▸ WRITTEN INSTRUCTION
Count every line in the following entries where the word "matplotlib" appears. Give the count alone.

--------

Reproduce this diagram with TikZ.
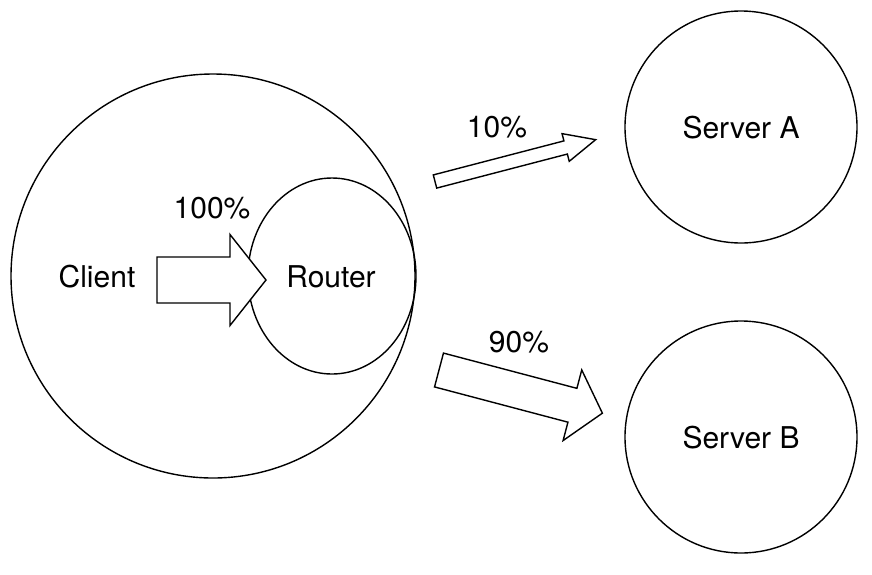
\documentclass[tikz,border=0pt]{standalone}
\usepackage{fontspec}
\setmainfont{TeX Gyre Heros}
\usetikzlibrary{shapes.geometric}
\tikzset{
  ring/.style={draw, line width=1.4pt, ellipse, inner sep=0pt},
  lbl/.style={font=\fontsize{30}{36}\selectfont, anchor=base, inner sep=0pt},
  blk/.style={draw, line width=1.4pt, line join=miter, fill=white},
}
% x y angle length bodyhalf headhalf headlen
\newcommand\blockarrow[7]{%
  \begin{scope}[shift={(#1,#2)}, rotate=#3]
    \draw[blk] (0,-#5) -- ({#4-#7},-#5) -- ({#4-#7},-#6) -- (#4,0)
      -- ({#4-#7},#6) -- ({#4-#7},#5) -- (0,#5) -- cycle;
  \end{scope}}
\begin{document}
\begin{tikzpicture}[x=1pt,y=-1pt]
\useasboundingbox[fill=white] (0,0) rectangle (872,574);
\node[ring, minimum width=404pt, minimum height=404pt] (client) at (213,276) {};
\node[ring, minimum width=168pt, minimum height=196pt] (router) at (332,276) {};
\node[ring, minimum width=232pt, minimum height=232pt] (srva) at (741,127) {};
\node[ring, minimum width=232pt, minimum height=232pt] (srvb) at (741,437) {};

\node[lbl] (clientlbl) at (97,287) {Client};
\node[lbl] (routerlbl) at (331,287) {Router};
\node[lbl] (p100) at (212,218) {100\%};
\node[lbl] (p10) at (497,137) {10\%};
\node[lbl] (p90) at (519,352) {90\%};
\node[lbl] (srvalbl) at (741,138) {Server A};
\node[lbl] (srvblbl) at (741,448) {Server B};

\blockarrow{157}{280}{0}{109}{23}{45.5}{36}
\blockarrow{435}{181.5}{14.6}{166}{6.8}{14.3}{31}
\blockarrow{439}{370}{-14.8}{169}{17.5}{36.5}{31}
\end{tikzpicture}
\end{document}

--------

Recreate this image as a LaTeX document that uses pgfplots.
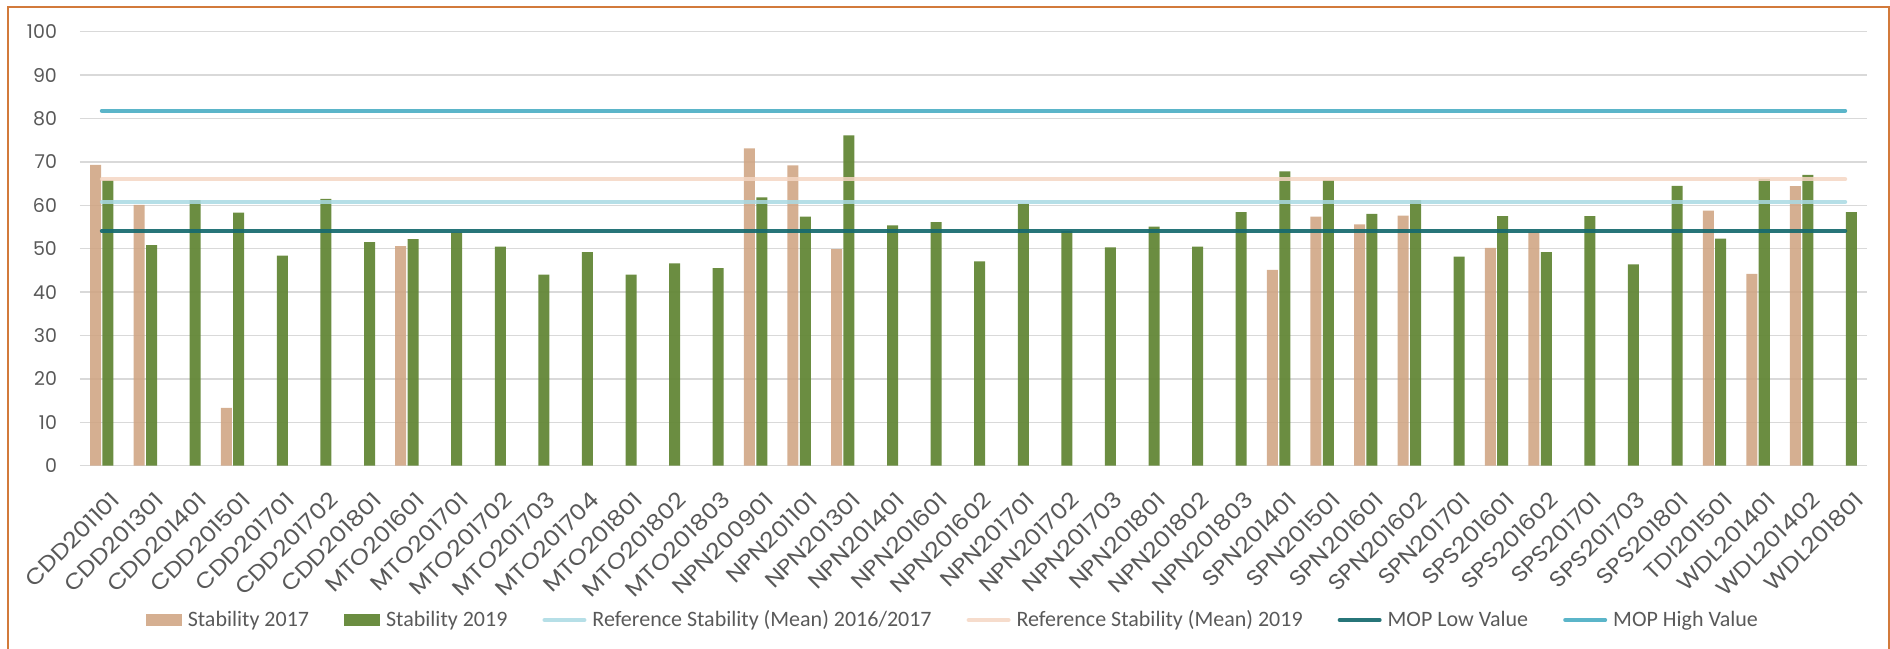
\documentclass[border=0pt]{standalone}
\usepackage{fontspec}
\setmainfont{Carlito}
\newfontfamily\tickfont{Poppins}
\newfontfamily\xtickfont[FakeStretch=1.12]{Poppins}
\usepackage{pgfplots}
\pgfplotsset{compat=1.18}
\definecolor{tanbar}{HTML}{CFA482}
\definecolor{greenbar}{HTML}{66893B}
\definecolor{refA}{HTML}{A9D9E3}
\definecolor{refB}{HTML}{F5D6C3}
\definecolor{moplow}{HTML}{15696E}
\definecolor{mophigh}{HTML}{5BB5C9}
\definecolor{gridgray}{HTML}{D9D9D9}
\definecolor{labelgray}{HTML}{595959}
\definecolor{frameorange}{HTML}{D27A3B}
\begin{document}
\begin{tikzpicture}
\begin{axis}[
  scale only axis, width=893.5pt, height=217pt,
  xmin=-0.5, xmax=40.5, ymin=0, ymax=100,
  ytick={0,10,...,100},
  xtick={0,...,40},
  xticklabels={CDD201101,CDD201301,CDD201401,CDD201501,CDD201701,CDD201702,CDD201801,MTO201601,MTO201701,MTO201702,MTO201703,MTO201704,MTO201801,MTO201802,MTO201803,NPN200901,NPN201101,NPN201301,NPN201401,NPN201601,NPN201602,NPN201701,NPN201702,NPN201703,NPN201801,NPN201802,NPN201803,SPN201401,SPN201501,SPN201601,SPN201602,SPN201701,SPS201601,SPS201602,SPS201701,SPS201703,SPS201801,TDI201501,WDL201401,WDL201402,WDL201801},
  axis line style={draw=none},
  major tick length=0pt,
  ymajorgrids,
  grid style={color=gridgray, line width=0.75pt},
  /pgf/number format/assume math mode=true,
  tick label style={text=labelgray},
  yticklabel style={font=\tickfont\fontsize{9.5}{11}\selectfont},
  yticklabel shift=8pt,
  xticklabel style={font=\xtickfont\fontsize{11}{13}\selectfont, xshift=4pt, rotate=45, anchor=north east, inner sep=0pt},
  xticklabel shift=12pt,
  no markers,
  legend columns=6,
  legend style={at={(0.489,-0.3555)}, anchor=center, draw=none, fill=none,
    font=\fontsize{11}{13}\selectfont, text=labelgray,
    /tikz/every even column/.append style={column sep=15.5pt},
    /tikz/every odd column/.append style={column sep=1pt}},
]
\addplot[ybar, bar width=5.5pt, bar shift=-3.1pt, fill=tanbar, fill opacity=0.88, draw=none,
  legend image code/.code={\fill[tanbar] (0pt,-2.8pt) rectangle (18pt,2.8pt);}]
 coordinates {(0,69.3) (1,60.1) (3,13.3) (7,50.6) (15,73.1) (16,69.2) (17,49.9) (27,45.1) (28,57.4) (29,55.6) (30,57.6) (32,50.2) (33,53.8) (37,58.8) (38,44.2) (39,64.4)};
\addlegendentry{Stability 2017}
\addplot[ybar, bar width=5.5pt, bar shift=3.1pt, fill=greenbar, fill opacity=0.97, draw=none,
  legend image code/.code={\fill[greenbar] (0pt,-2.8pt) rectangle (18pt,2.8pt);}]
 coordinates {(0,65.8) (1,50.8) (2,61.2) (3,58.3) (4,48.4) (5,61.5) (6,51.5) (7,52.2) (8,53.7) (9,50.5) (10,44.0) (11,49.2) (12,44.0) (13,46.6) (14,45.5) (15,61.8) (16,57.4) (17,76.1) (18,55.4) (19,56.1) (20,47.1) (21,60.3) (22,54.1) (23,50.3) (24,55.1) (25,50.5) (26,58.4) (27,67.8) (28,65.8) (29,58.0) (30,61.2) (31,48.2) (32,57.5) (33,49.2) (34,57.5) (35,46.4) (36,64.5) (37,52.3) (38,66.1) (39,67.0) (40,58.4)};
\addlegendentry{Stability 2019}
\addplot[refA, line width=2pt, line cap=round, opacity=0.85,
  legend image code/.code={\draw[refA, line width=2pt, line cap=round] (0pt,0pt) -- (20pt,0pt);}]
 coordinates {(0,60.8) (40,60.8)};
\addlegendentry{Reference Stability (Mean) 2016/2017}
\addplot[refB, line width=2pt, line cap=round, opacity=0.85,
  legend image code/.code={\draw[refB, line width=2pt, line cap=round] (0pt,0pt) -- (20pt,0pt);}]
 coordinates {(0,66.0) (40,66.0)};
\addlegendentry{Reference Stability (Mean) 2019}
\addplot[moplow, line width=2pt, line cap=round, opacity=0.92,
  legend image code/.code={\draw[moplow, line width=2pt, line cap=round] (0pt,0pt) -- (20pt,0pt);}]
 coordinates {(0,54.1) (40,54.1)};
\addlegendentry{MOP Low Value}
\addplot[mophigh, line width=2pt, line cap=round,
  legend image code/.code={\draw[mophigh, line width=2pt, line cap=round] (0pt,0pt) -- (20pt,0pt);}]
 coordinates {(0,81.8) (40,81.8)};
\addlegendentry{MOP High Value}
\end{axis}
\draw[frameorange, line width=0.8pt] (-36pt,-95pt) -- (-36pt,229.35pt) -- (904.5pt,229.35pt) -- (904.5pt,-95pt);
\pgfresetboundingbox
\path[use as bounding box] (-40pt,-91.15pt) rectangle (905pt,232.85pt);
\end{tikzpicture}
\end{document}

--------

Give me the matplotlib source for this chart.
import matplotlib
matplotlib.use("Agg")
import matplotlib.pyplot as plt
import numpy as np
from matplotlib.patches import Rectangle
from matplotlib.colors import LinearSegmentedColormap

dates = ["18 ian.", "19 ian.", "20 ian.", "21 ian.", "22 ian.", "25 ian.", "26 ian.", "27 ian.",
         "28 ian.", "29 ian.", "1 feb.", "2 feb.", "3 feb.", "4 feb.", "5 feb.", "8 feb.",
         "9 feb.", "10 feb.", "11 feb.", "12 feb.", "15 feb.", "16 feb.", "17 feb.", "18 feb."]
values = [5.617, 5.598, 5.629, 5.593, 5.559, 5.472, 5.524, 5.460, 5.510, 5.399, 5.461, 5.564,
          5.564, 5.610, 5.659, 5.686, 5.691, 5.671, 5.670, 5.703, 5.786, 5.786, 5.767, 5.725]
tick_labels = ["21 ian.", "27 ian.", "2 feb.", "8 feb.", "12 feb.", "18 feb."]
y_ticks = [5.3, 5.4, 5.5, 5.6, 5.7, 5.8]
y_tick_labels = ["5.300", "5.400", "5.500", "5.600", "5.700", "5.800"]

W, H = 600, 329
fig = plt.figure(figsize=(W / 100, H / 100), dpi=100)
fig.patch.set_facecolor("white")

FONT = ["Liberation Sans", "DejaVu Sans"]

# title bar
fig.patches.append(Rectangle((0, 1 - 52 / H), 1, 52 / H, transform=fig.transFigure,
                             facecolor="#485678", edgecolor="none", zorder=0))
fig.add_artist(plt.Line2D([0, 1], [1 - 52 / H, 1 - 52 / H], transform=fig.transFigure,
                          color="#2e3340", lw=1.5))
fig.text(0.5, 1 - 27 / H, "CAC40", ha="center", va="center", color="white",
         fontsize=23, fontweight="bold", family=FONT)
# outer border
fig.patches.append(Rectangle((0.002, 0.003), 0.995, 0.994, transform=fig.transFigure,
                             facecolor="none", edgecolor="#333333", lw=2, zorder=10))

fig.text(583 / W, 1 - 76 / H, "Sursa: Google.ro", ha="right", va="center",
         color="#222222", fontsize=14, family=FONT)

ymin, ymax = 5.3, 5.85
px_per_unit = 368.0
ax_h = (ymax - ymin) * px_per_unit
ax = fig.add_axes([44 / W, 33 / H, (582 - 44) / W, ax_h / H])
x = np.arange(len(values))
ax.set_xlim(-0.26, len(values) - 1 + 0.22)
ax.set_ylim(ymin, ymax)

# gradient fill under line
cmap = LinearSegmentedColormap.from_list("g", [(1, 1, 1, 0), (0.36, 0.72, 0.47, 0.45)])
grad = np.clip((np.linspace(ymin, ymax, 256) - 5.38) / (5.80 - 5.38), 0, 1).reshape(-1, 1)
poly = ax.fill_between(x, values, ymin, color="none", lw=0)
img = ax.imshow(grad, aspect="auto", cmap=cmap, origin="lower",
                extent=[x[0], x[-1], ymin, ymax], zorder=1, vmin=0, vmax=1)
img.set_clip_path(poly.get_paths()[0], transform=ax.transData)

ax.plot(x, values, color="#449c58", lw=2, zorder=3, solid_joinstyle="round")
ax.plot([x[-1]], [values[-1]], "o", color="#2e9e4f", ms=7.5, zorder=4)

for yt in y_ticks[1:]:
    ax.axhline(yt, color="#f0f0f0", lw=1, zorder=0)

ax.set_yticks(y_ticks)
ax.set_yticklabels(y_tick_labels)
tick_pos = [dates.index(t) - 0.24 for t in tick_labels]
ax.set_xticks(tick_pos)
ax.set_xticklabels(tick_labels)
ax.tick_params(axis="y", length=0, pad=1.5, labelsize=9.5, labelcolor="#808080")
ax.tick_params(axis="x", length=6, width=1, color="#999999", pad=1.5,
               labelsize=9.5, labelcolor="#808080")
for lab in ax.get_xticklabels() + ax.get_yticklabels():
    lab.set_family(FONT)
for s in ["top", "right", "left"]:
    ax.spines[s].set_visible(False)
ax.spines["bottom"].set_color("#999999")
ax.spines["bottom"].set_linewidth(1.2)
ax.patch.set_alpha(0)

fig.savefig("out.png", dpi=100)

--------

▸ FULL RESPONSE
6